See what happens when everyone agrees? Photo via caioschiavo

In World War Z, Brad Pitt asks the head of Israel’s spy agency why the country was so prepared for a zombie invasion.

The 10th man, he explained.

See, Israel’s intelligence service came across information from India that used the word “zombies” to describe the infestation sweeping the globe. Ten people reviewed the info. Nine of them called it nonsense. But the 10th man was required to disagree. The analysis process made it his job to take a position that was contrary to everyone else’s.

If you’re wondering if Israel actually does this, yes, it does indeed. The label differs, but the concept is the same: task someone with going against the grain. As this PDF from the Brookings Institution explains (page 15 of 40 in your PDF reader; h/t):

As the organization responsible for national intelligence, AMAN has many experts who focus on political issues. But the key reason that AMAN has not become an arm of the military is that it has in place a number of tools to ensure the promotion of diverse views. First, in order to make sure that different and opposing opinions are heard within the Israeli intelligence community, AMAN has a culture of openness, where individuals are expected to voice dissenting opinions. The organizational slogan that reflects this openness is, “Freedom of opinion, discipline in action.” AMAN has two other tools that promote diversity: the “devil’s advocate” office and the option of writing “different opinion” memos. The devil’s advocate office ensures that AMAN’s intelligence assessments are creative and do not fall prey
to group think.

Anyway, in World War Z, Mr. Top Spy took the word “zombies” to mean just that: a horde of uncontainably expanding undead approaching with naught but hunger for human flesh. No code word. No hidden meaning. Really just the dead come to life. Walkers. Well, I guess these are more like Runners. The movie calls them “zekes.”

When the zekes show up, a wall already protects Jerusalem. (Too bad they didn’t figure out how to protect the wall…)

What was interesting about the 10th man concept (another way to say devil’s advocate) was the idea of assigning someone to take on the role. That helps remove the political aspects of any group discussion. It’s not Joe Blow trying to sabotage Jane Lane, or Bob Zob trying to gain favor with Eddy Reddy; it’s just about picking apart the ideas to find the best one.

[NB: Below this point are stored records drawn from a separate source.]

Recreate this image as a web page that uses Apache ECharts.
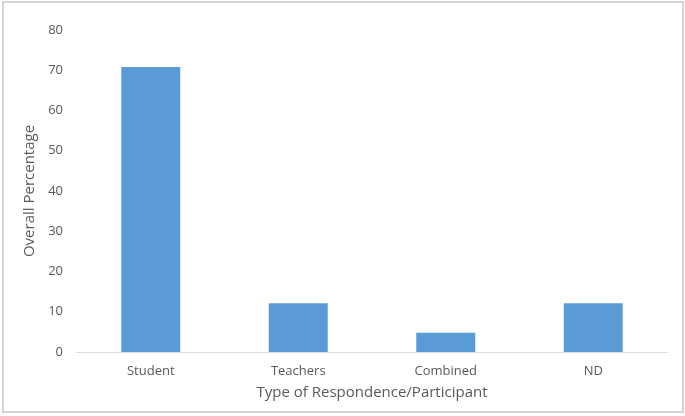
<!DOCTYPE html>
<html>
<head>
<meta charset="utf-8">
<script src="https://cdn.jsdelivr.net/npm/echarts@6/dist/echarts.min.js"></script>
<style>
  html, body { margin: 0; padding: 0; background: #fff; }
  #wrap { position: absolute; left: 2px; top: 1px; width: 678px; height: 408px; border: 2px solid #d4d4d4; }
  #chart { width: 100%; height: 100%; }
</style>
</head>
<body>
<div id="wrap"><div id="chart"></div></div>
<script>
const categories = ["Student", "Teachers", "Combined", "ND"];
const values = [70.8, 12.1, 4.8, 12.1];
const yTicks = [0, 10, 20, 30, 40, 50, 60, 70, 80];

const chart = echarts.init(document.getElementById("chart"));
const textColor = "#595959";
const font = "'Open Sans', 'Liberation Sans', sans-serif";

chart.setOption({
  animation: false,
  grid: { left: 73, right: 15, top: 27, bottom: 59 },
  xAxis: {
    type: "category",
    data: categories,
    name: "Type of Respondence/Participant",
    nameLocation: "middle",
    nameGap: 33,
    nameTextStyle: { color: textColor, fontSize: 15, fontFamily: font },
    axisLine: { lineStyle: { color: "#d9d9d9", width: 1 } },
    axisTick: { show: false },
    axisLabel: { color: textColor, fontSize: 13, fontFamily: font, margin: 13 },
  },
  yAxis: {
    type: "value",
    min: yTicks[0],
    max: yTicks[yTicks.length - 1],
    interval: 10,
    name: "Overall Percentage",
    nameLocation: "middle",
    nameGap: 31,
    nameTextStyle: { color: textColor, fontSize: 15, fontFamily: font },
    axisLine: { show: false },
    axisTick: { show: false },
    splitLine: { show: false },
    axisLabel: { color: textColor, fontSize: 13, fontFamily: font, margin: 14 },
  },
  series: [
    {
      type: "bar",
      data: values,
      barWidth: "40%",
      itemStyle: { color: "#5b9bd5" },
    },
  ],
});
</script>
</body>
</html>
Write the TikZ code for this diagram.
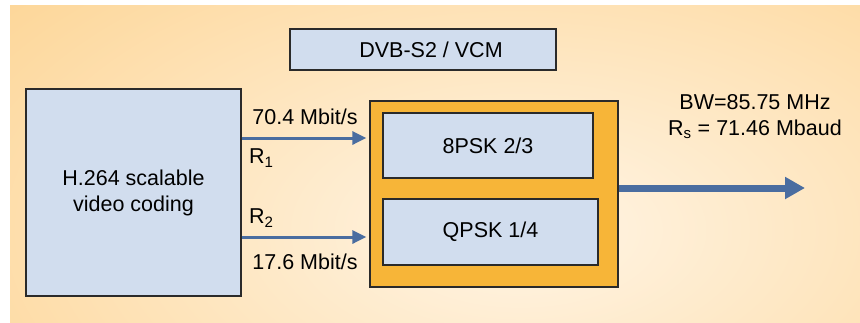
\documentclass[tikz,border=0pt]{standalone}
\usepackage{fontspec}
\setmainfont{Liberation Sans}
\usetikzlibrary{arrows.meta}
\definecolor{bgouter}{HTML}{FDD595}
\definecolor{bginner}{HTML}{FFF5E6}
\definecolor{boxblue}{HTML}{D1DDEE}
\definecolor{muxorange}{HTML}{F7B538}
\definecolor{arrowblue}{HTML}{4A6DA0}
\definecolor{edgegray}{HTML}{2A2A2A}
\begin{document}
\begin{tikzpicture}[x = 1pt, y = -1pt,
	every node/.style = {font = \fontsize{21.5}{26}\selectfont, inner sep = 0pt},
	blockbox/.style = {draw = edgegray, line width = 1.3pt, fill = boxblue, align = center},
	rate/.style = {draw = arrowblue, line width = 3pt, -{Triangle[length = 14pt, width = 13pt]}},
	carrier/.style = {draw = arrowblue, line width = 7pt, -{Triangle[length = 20pt, width = 21pt]}}]
	\useasboundingbox (0,0) rectangle (860,322);
	% background
	\fill[bgouter] (10,5) rectangle (860,322);
	\begin{scope}
		\clip (10,5) rectangle (860,322);
		\shade[inner color = bginner, outer color = bgouter] (-180,-150) rectangle (1220,610);
	\end{scope}

	\node[blockbox, minimum width = 215, minimum height = 207] (coding) at (133.5,192.5) {H.264 scalable\\video coding};
	\node[blockbox, minimum width = 266, minimum height = 41] (dvb) at (423,49.5) {\hspace{16pt}DVB-S2 / VCM};
	\node[draw = edgegray, line width = 1.3pt, fill = muxorange, minimum width = 248, minimum height = 186] (mux) at (494,194) {};
	\node[blockbox, minimum width = 210, minimum height = 65] (psk) at (488,145.5) {8PSK 2/3};
	\node[blockbox, minimum width = 215, minimum height = 66] (qpsk) at (490.5,232) {QPSK 1/4};

	\draw[rate] (coding.east |- 0,138) -- ([xshift = -3pt]mux.west |- 0,138);
	\draw[rate] (coding.east |- 0,237) -- ([xshift = -3pt]mux.west |- 0,237);
	\node (rhi) at (305,117) {70.4 Mbit/s};
	\node[anchor = west] (rone) at (249,158) {R\textsubscript{1}};
	\node[anchor = west] (rtwo) at (249,218) {R\textsubscript{2}};
	\node (rlo) at (305,262) {17.6 Mbit/s};

	\coordinate (out) at (805,188);
	\draw[carrier] (mux.east |- out) -- (out);
	\node[align = center] (bw) at (755,117) {BW=85.75 MHz\\R\textsubscript{s} = 71.46 Mbaud};
\end{tikzpicture}
\end{document}
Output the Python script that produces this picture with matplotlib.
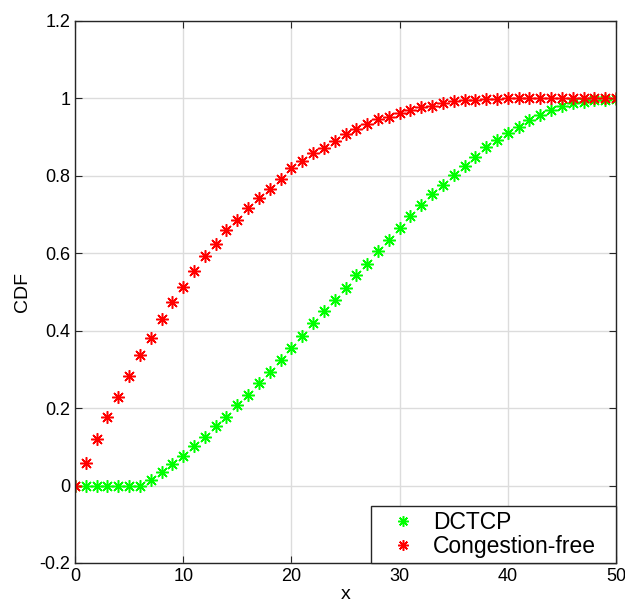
import matplotlib.pyplot as plt
import numpy as np

plt.rcParams['font.family'] = ['Liberation Sans', 'DejaVu Sans']

x = list(range(51))

dctcp = [0, 0, 0, 0, 0, 0, 0, 0.015, 0.034, 0.056, 0.076, 0.101, 0.125, 0.153,
         0.178, 0.207, 0.235, 0.265, 0.293, 0.325, 0.355, 0.386, 0.419, 0.452,
         0.480, 0.511, 0.545, 0.573, 0.606, 0.634, 0.666, 0.696, 0.724, 0.753,
         0.776, 0.802, 0.825, 0.849, 0.875, 0.892, 0.911, 0.927, 0.944, 0.957,
         0.970, 0.980, 0.987, 0.991, 0.995, 0.997, 0.999]

congestion_free = [0, 0.057, 0.119, 0.176, 0.230, 0.284, 0.336, 0.382, 0.429,
                   0.473, 0.512, 0.553, 0.592, 0.625, 0.659, 0.687, 0.716,
                   0.742, 0.767, 0.793, 0.819, 0.838, 0.858, 0.873, 0.891,
                   0.908, 0.922, 0.935, 0.946, 0.953, 0.961, 0.970, 0.978,
                   0.981, 0.988, 0.993, 0.995, 0.997, 0.998, 0.999, 1.0,
                   1.0, 1.0, 1.0, 1.0, 1.0, 1.0, 1.0, 1.0, 1.0, 1.0]

fig = plt.figure(figsize=(6.25, 6.07), dpi=100)
ax = fig.add_axes([0.12, 0.0725, 0.8656, 0.893])

star = (8, 2, 0)
ax.plot(x, dctcp, linestyle='none', marker=star, markersize=9,
        markeredgewidth=1.1, color='#00ff00', label='DCTCP')
ax.plot(x, congestion_free, linestyle='none', marker=star, markersize=9,
        markeredgewidth=1.1, color='#ff0000', label='Congestion-free')

ax.set_xlim(0, 50)
ax.set_ylim(-0.2, 1.2)
ax.set_xticks([0, 10, 20, 30, 40, 50])
ax.set_yticks([-0.2, 0, 0.2, 0.4, 0.6, 0.8, 1, 1.2])
ax.set_yticklabels(['-0.2', '0', '0.2', '0.4', '0.6', '0.8', '1', '1.2'])
ax.grid(True, color='#dcdcdc', linewidth=1)
ax.set_axisbelow(True)
ax.tick_params(direction='in', top=True, right=True, labelsize=13,
               length=5, color='#262626')
for s in ax.spines.values():
    s.set_color('#262626')
    s.set_linewidth(1)

ax.set_xlabel('x', fontsize=14, labelpad=1)
ax.set_ylabel('CDF', fontsize=14, labelpad=6)

leg = ax.legend(loc='lower left', bbox_to_anchor=(0.547, 0, 0.453, 0.1),
                mode='expand', fontsize=16.5, fancybox=False,
                edgecolor='#262626', framealpha=1, borderaxespad=0,
                handlelength=2.4, handletextpad=0.1, borderpad=0.2,
                labelspacing=0.08, markerscale=0.85)
leg.get_frame().set_linewidth(1)

fig.savefig('out.png', dpi=100)
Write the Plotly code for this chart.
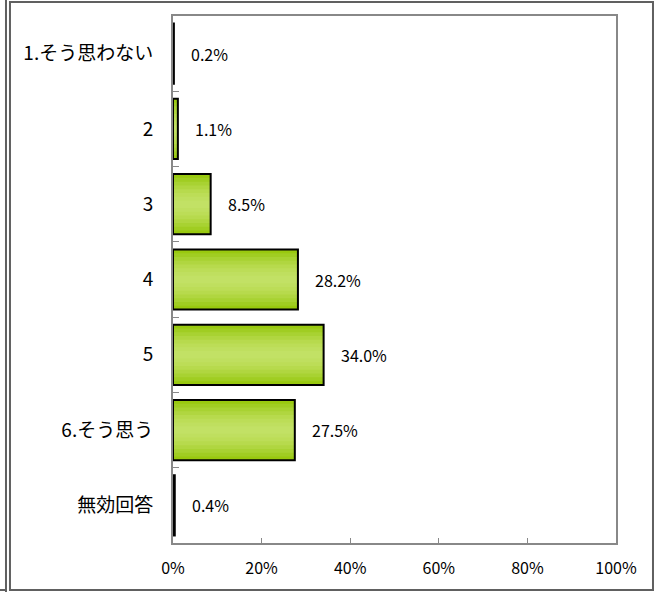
import plotly.graph_objects as go

# Survey answer distribution (%)
categories = ["1.そう思わない", "2", "3", "4", "5", "6.そう思う", "無効回答"]
values = [0.2, 1.1, 8.5, 28.2, 34.0, 27.5, 0.4]
labels = ["0.2%", "1.1%", "8.5%", "28.2%", "34.0%", "27.5%", "0.4%"]
x_ticks = [0, 20, 40, 60, 80, 100]
x_tick_text = ["0%", "20%", "40%", "60%", "80%", "100%"]

FONT = "Noto Sans CJK JP"

# bar gradient: dark edges -> light centre (layered bars of shrinking width)
grad_widths = [0.8, 0.7, 0.6, 0.5, 0.4, 0.3, 0.2, 0.1]
grad_colors = ["#99c90f", "#a0cd22", "#a8d232", "#b0d640",
               "#b7da4d", "#bcdd57", "#bfdf5f", "#c2e165"]

fig = go.Figure()
for w, c in zip(grad_widths, grad_colors):
    fig.add_trace(go.Bar(
        y=categories, x=values, orientation="h", width=w,
        marker=dict(color=c, line=dict(width=0)),
        hoverinfo="skip", showlegend=False,
    ))

# black outline on top
fig.add_trace(go.Bar(
    y=categories, x=values, orientation="h", width=0.8,
    marker=dict(color="rgba(0,0,0,0)", line=dict(color="black", width=2)),
    showlegend=False,
))

# value labels (y given as category index so "2", "3"... aren't read as numbers)
for i, (v, lab) in enumerate(zip(values, labels)):
    fig.add_annotation(x=v, y=i, text=lab, showarrow=False,
                       xanchor="left", xshift=15,
                       font=dict(family=FONT, size=16, color="black"))

# outer frame of the chart + neighbour chart's edge
frame = dict(color="#606060", width=2)
L, R, T, B = -0.368, 1.0835, 1.0266, -0.0892
fig.add_shape(type="rect", xref="paper", yref="paper",
              x0=L, x1=R, y0=B, y1=T, line=frame, layer="below")
fig.add_shape(type="line", xref="paper", yref="paper",
              x0=-0.377, x1=-0.377, y0=-0.095, y1=1.04, line=frame)
fig.add_shape(type="line", xref="paper", yref="paper",
              x0=-0.40, x1=-0.377, y0=B, y1=B, line=frame)

fig.update_layout(
    width=656, height=592,
    margin=dict(l=173, r=40, t=16, b=49),
    paper_bgcolor="white", plot_bgcolor="white",
    barmode="overlay",
    font=dict(family=FONT, size=16, color="black"),
    xaxis=dict(
        range=[0, 100], tickvals=x_ticks, ticktext=x_tick_text,
        ticks="inside", ticklen=5, tickcolor="#888888",
        showgrid=False, zeroline=False,
        showline=True, linecolor="#888888", linewidth=2, mirror=True,
        ticklabelstandoff=10, fixedrange=True,
        tickfont=dict(family=FONT, size=16),
    ),
    yaxis=dict(
        autorange="reversed", type="category",
        ticks="inside", tickson="boundaries", ticklen=6, tickcolor="#888888",
        showgrid=False, zeroline=False,
        showline=True, linecolor="#888888", linewidth=2, mirror=True,
        ticklabelstandoff=14, fixedrange=True,
        tickfont=dict(family=FONT, size=19),
    ),
)

fig.write_html("out.html", config={"displayModeBar": False},
               post_script="document.body.style.margin='0';")
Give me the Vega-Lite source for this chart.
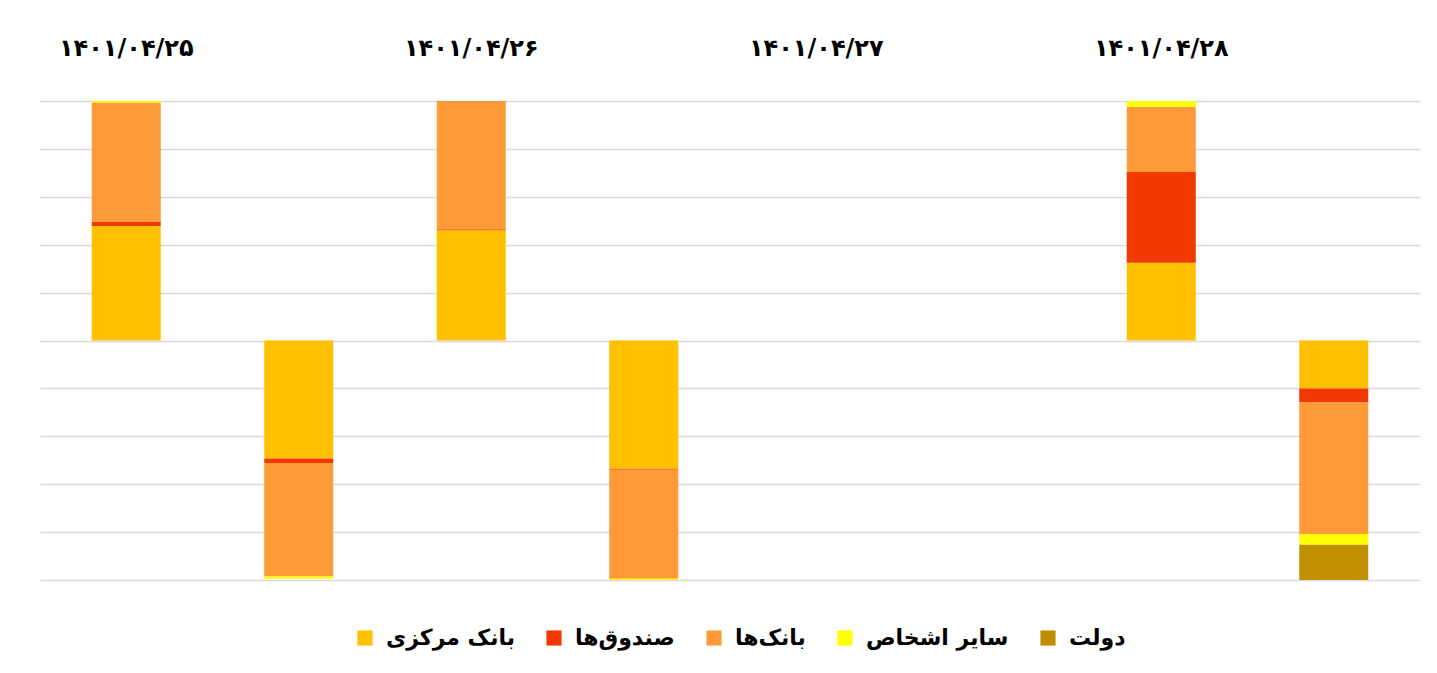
{
  "$schema": "https://vega.github.io/schema/vega-lite/v6.json",
  "autosize": "none",
  "width": 1380,
  "height": 479,
  "padding": {"left": 40, "top": 101, "right": 17, "bottom": 93},
  "background": "white",
  "config": {
    "view": {"stroke": null},
    "font": "DejaVu Sans"
  },
  "data": {
    "values": [
      {"slot": "۱۴۰۱/۰۴/۲۵|1", "group": "بانک مرکزی", "ord": 1, "value": 47.8},
      {"slot": "۱۴۰۱/۰۴/۲۵|1", "group": "صندوق‌ها", "ord": 2, "value": 1.9},
      {"slot": "۱۴۰۱/۰۴/۲۵|1", "group": "بانک‌ها", "ord": 3, "value": 49.7},
      {"slot": "۱۴۰۱/۰۴/۲۵|1", "group": "سایر اشخاص", "ord": 4, "value": 0.6},
      {"slot": "۱۴۰۱/۰۴/۲۵|2", "group": "بانک مرکزی", "ord": 1, "value": -49.3},
      {"slot": "۱۴۰۱/۰۴/۲۵|2", "group": "صندوق‌ها", "ord": 2, "value": -1.9},
      {"slot": "۱۴۰۱/۰۴/۲۵|2", "group": "بانک‌ها", "ord": 3, "value": -47.3},
      {"slot": "۱۴۰۱/۰۴/۲۵|2", "group": "سایر اشخاص", "ord": 4, "value": -1.0},
      {"slot": "۱۴۰۱/۰۴/۲۶|1", "group": "بانک مرکزی", "ord": 1, "value": 46.0},
      {"slot": "۱۴۰۱/۰۴/۲۶|1", "group": "صندوق‌ها", "ord": 2, "value": 0.4},
      {"slot": "۱۴۰۱/۰۴/۲۶|1", "group": "بانک‌ها", "ord": 3, "value": 53.6},
      {"slot": "۱۴۰۱/۰۴/۲۶|2", "group": "بانک مرکزی", "ord": 1, "value": -53.6},
      {"slot": "۱۴۰۱/۰۴/۲۶|2", "group": "صندوق‌ها", "ord": 2, "value": -0.4},
      {"slot": "۱۴۰۱/۰۴/۲۶|2", "group": "بانک‌ها", "ord": 3, "value": -45.5},
      {"slot": "۱۴۰۱/۰۴/۲۶|2", "group": "سایر اشخاص", "ord": 4, "value": -0.5},
      {"slot": "۱۴۰۱/۰۴/۲۸|1", "group": "بانک مرکزی", "ord": 1, "value": 32.5},
      {"slot": "۱۴۰۱/۰۴/۲۸|1", "group": "صندوق‌ها", "ord": 2, "value": 37.9},
      {"slot": "۱۴۰۱/۰۴/۲۸|1", "group": "بانک‌ها", "ord": 3, "value": 27.2},
      {"slot": "۱۴۰۱/۰۴/۲۸|1", "group": "سایر اشخاص", "ord": 4, "value": 2.4},
      {"slot": "۱۴۰۱/۰۴/۲۸|2", "group": "بانک مرکزی", "ord": 1, "value": -20.0},
      {"slot": "۱۴۰۱/۰۴/۲۸|2", "group": "صندوق‌ها", "ord": 2, "value": -5.9},
      {"slot": "۱۴۰۱/۰۴/۲۸|2", "group": "بانک‌ها", "ord": 3, "value": -54.9},
      {"slot": "۱۴۰۱/۰۴/۲۸|2", "group": "سایر اشخاص", "ord": 4, "value": -4.5},
      {"slot": "۱۴۰۱/۰۴/۲۸|2", "group": "دولت", "ord": 5, "value": -14.7}
    ]
  },
  "mark": {"type": "bar"},
  "encoding": {
    "x": {
      "field": "slot",
      "type": "nominal",
      "sort": null,
      "scale": {
        "domain": ["۱۴۰۱/۰۴/۲۵|1", "۱۴۰۱/۰۴/۲۵|2", "۱۴۰۱/۰۴/۲۶|1", "۱۴۰۱/۰۴/۲۶|2", "۱۴۰۱/۰۴/۲۷|1", "۱۴۰۱/۰۴/۲۷|2", "۱۴۰۱/۰۴/۲۸|1", "۱۴۰۱/۰۴/۲۸|2"],
        "paddingInner": 0.6,
        "paddingOuter": 0.3
      },
      "axis": {
        "orient": "top",
        "title": null,
        "domain": false,
        "ticks": false,
        "grid": false,
        "labelAngle": 0,
        "labelExpr": "split(datum.value, '|')[1] == '1' ? split(datum.value, '|')[0] : ''",
        "labelFont": "DejaVu Sans",
        "labelFontWeight": "bold",
        "labelFontSize": 24,
        "labelColor": "#000000",
        "labelPadding": 41
      }
    },
    "y": {
      "field": "value",
      "type": "quantitative",
      "stack": "zero",
      "scale": {"domain": [-100, 100], "nice": false},
      "axis": {
        "title": null,
        "labels": false,
        "ticks": false,
        "domain": false,
        "grid": true,
        "values": [-100, -80, -60, -40, -20, 0, 20, 40, 60, 80, 100],
        "gridColor": "#d9d9d9",
        "gridWidth": 1.5
      }
    },
    "color": {
      "field": "group",
      "type": "nominal",
      "scale": {
        "domain": ["بانک مرکزی", "صندوق‌ها", "بانک‌ها", "سایر اشخاص", "دولت"],
        "range": ["#FFC000", "#F23A00", "#FF9A38", "#FFFF00", "#BF8F00"]
      },
      "legend": {
        "title": null,
        "orient": "none",
        "legendX": 314,
        "legendY": 526,
        "direction": "horizontal",
        "symbolType": "square",
        "symbolSize": 230,
        "symbolStrokeWidth": 0,
        "labelFont": "DejaVu Sans",
        "labelFontWeight": "bold",
        "labelFontSize": 22,
        "labelColor": "#000000",
        "labelOffset": 10,
        "columnPadding": 28,
        "labelLimit": 300
      }
    },
    "order": {"field": "ord", "type": "quantitative"}
  }
}
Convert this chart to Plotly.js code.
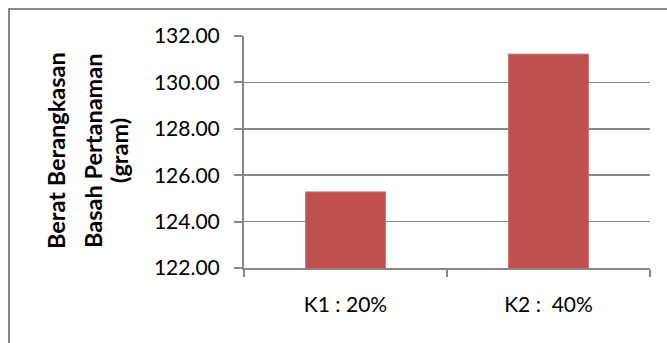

That made me consider what other roles would be assignable in a discussion focused on creating solutions to current or anticipated problems. We have 10th man. What about 9th man? That could be the one forced to choose actions closest to doing nothing. Or an 8th man – someone who proposed solutions that were clearly impossible. Whatever. The goal is to release people’s creativity without concern for generating like or dislike into the team dynamic. The 10th man concept could pull it off.